Toughen up. Toughen up. It was what Rick and Steve said to him as well. It was the Australian motto for testing times. Even Matilda used that phrase once. She did her best to stay in touch after he’d moved out; they spoke a couple of times a week, then once a week, then things lapsed further until his main point of contact was her calm recorded voice: You’ve got through to Matilda, please leave a message. But I haven’t got through, have I? he would think. Sometimes he would leave a message, politely asking her to call back, and sometimes she would. But, for people who had spent most of their lives together, this chillingly formal contact felt worse than total separation. And so it was towards total separation that they began to drift.
Chris went to three sessions with a therapist, making sure he chose a clinic where he couldn’t possibly run into Bec and Russell by some malign stroke of fortune. When he described the incident, dropping the baby, the therapist did a good job of nodding attentively, but Chris was pretty sure he knew the story already: everyone in Melbourne knew about it, it seemed. The man told him that blaming himself would send him into a ‘spiral of shame’. He had to be kind to himself. Chris tried to explain once again that being kind was not the point; the only point was that he’d hurt the baby and lost his friends, and life had taken a turn from which he couldn’t see how it was possible to recover. The therapist said things might well look different in a year.
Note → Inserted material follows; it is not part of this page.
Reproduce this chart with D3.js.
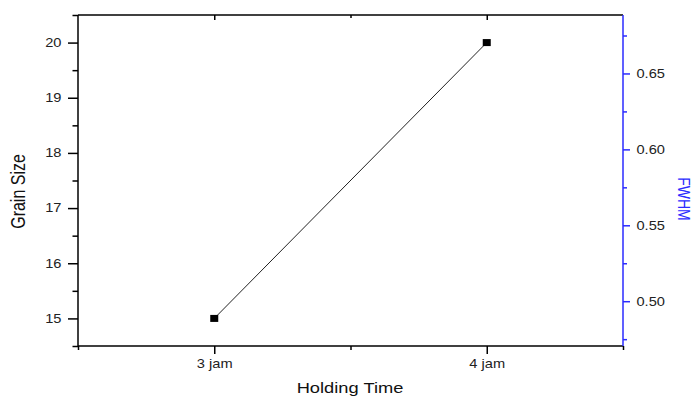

Toughen up. Be kind to yourself. Chris stumbled through a couple more months. Summer came and Melbourne was hot and feverish. The grass was yellow in the parks, there were water shortages, the air smelled of barbecues every night. Chris would see groups of high-school kids, students, friends everywhere, going to St Kilda Beach, to music festivals, off for long weekends by the sea. He had started taking pills to get to sleep at night. His world, which had shrunk to the area of his mother’s house, was now essentially contained within his bedroom. He read books without taking anything in. Once or twice he found the nerve to call Matilda, but the pauses were now longer than the stretches of conversation. Once, he even called Russell, and to his surprise Russell answered, sounding guilty and hushed, as if at any moment the call would be brutally curtailed.